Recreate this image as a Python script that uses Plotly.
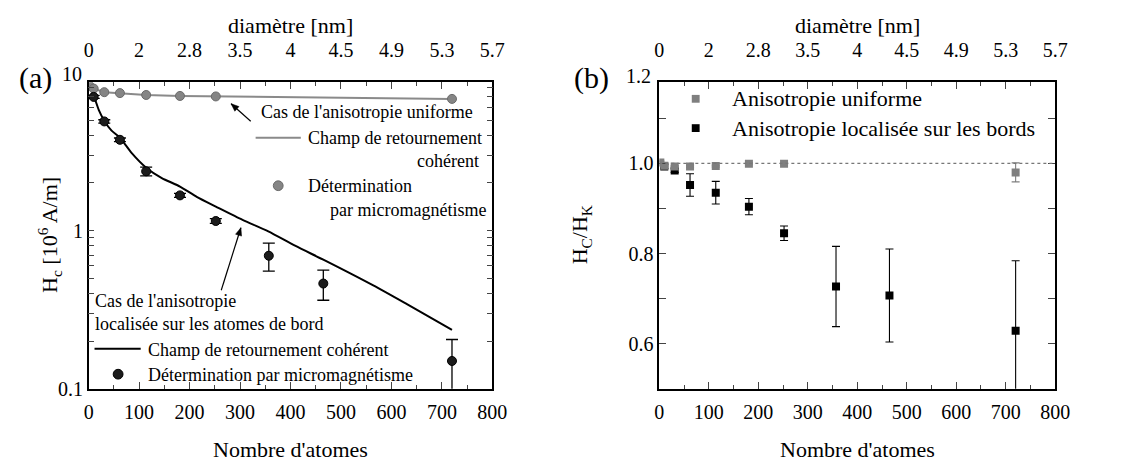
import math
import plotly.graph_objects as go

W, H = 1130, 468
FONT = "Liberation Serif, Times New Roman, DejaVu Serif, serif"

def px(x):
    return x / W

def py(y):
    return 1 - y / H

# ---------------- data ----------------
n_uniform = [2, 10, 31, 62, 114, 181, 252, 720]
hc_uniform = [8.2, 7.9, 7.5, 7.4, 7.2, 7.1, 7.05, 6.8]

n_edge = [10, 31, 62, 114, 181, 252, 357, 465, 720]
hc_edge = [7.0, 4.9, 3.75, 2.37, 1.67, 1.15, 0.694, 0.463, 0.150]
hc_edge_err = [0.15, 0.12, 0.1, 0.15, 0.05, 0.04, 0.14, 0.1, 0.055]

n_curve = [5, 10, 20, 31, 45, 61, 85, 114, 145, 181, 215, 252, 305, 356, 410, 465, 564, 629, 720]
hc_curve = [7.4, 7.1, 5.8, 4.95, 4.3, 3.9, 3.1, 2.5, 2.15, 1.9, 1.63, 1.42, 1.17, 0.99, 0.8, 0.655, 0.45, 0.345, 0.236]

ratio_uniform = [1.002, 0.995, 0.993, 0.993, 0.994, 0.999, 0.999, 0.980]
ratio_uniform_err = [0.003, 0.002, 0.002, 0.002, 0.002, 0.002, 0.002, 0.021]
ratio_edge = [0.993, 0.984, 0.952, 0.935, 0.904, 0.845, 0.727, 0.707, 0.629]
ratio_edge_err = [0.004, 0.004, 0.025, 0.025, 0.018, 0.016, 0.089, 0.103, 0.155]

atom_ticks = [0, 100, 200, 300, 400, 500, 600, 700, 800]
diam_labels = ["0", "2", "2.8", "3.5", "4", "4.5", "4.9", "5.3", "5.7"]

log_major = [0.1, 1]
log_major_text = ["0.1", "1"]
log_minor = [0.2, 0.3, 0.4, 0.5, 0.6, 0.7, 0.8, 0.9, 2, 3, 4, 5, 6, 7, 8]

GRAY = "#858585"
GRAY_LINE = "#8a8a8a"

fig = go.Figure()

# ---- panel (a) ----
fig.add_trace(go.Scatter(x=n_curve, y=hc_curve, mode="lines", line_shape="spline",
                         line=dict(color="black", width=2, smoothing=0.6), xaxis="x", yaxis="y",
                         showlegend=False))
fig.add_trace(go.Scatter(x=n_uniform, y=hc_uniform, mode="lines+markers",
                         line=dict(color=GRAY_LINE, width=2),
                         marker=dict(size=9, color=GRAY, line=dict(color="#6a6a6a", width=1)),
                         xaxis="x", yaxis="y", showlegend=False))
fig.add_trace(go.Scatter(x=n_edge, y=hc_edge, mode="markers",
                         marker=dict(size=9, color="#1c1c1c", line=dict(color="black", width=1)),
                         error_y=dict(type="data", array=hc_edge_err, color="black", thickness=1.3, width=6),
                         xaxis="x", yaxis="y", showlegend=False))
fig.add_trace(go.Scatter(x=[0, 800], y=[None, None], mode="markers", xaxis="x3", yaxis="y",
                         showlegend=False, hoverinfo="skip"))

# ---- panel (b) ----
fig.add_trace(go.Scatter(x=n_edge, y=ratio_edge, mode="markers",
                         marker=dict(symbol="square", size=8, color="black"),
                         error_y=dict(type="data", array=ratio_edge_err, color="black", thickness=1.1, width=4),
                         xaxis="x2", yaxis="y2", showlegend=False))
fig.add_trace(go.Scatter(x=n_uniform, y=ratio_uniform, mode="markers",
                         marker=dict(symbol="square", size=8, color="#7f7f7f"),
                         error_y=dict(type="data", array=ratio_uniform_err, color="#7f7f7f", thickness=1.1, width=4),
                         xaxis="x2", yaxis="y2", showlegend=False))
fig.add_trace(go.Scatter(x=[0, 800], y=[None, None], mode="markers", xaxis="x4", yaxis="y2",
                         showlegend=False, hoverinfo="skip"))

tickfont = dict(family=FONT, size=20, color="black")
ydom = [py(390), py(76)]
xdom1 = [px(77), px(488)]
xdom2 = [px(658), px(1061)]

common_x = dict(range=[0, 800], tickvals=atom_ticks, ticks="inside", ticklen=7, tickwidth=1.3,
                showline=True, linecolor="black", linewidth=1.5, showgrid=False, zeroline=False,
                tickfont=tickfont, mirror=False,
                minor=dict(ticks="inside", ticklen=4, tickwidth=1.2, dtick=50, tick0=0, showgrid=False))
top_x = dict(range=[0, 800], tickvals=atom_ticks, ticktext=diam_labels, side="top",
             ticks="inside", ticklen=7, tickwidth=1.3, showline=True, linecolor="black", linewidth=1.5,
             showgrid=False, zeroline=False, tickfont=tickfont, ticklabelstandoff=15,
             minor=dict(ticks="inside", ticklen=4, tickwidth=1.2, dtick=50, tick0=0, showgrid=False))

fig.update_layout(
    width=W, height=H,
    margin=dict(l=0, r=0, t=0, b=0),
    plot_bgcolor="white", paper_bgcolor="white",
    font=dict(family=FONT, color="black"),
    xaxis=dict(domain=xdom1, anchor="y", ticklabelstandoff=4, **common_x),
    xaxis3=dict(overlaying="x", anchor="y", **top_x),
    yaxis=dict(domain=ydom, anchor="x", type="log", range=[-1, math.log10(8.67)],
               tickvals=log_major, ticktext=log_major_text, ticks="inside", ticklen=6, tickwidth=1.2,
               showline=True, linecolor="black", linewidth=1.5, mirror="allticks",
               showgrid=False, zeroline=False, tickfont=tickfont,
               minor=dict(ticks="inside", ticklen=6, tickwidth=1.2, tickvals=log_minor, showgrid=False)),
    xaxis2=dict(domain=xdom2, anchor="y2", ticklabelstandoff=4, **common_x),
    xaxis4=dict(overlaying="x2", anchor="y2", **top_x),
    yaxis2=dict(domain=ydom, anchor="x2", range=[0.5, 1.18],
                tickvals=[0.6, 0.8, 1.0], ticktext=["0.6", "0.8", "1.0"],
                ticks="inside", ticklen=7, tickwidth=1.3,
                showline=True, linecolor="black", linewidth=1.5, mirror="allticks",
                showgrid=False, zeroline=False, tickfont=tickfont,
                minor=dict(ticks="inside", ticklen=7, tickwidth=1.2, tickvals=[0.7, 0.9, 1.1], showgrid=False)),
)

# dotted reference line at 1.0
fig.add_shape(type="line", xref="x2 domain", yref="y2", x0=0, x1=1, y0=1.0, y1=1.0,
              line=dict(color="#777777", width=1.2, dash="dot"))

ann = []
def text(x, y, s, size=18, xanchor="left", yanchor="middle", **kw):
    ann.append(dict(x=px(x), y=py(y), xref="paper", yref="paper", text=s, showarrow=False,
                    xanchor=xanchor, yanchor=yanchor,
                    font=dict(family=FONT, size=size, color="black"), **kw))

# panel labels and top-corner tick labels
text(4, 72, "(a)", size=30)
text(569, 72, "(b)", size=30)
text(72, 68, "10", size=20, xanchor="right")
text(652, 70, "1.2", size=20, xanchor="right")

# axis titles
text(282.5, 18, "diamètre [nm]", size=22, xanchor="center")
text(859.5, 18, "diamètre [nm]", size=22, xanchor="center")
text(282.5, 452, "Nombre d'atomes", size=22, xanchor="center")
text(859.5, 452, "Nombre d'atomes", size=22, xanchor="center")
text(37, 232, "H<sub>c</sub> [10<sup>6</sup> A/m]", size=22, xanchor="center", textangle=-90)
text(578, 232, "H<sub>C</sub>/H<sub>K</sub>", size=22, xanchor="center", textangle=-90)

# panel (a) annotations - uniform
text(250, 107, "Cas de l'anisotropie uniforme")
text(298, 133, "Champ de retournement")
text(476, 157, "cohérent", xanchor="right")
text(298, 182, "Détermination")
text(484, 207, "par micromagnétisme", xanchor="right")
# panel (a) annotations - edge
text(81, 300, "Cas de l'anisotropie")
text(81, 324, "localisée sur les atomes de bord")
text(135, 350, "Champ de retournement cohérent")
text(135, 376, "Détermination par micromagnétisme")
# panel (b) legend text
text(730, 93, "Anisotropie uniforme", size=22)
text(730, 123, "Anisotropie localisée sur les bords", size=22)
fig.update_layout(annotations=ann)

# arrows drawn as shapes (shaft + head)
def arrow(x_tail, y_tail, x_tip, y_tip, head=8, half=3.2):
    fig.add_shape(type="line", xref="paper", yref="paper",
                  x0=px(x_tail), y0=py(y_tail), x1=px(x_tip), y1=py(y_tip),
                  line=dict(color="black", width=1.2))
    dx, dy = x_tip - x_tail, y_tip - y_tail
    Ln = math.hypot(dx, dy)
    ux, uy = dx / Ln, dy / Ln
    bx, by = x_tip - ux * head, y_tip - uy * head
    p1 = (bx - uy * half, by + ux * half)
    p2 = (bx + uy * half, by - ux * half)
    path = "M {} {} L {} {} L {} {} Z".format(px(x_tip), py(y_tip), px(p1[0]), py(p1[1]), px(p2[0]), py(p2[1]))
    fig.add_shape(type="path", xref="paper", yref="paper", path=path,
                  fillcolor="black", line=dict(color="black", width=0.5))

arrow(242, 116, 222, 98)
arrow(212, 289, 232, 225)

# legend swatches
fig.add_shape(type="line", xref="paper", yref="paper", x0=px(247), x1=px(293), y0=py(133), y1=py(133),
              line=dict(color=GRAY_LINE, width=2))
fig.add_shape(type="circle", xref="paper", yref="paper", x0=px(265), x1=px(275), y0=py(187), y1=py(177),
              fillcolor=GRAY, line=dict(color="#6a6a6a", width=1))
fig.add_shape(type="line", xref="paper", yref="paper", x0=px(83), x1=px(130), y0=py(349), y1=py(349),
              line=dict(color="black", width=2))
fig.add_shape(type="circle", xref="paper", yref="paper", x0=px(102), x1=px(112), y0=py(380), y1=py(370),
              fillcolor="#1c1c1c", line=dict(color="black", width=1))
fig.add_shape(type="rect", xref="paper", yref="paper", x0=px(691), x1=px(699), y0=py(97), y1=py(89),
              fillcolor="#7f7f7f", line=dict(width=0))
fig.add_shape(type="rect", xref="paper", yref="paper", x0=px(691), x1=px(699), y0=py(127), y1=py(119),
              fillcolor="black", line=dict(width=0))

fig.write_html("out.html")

EXERCISE AIM> Pictures are excluded; extract exactly the lines from the start of the data through the line that holds "return 1 - y / H", both ends included.

TASK OUTPUT>
Recreate this image as a Python script that uses Plotly.
import math
import plotly.graph_objects as go

W, H = 1130, 468
FONT = "Liberation Serif, Times New Roman, DejaVu Serif, serif"

def px(x):
    return x / W

def py(y):
    return 1 - y / H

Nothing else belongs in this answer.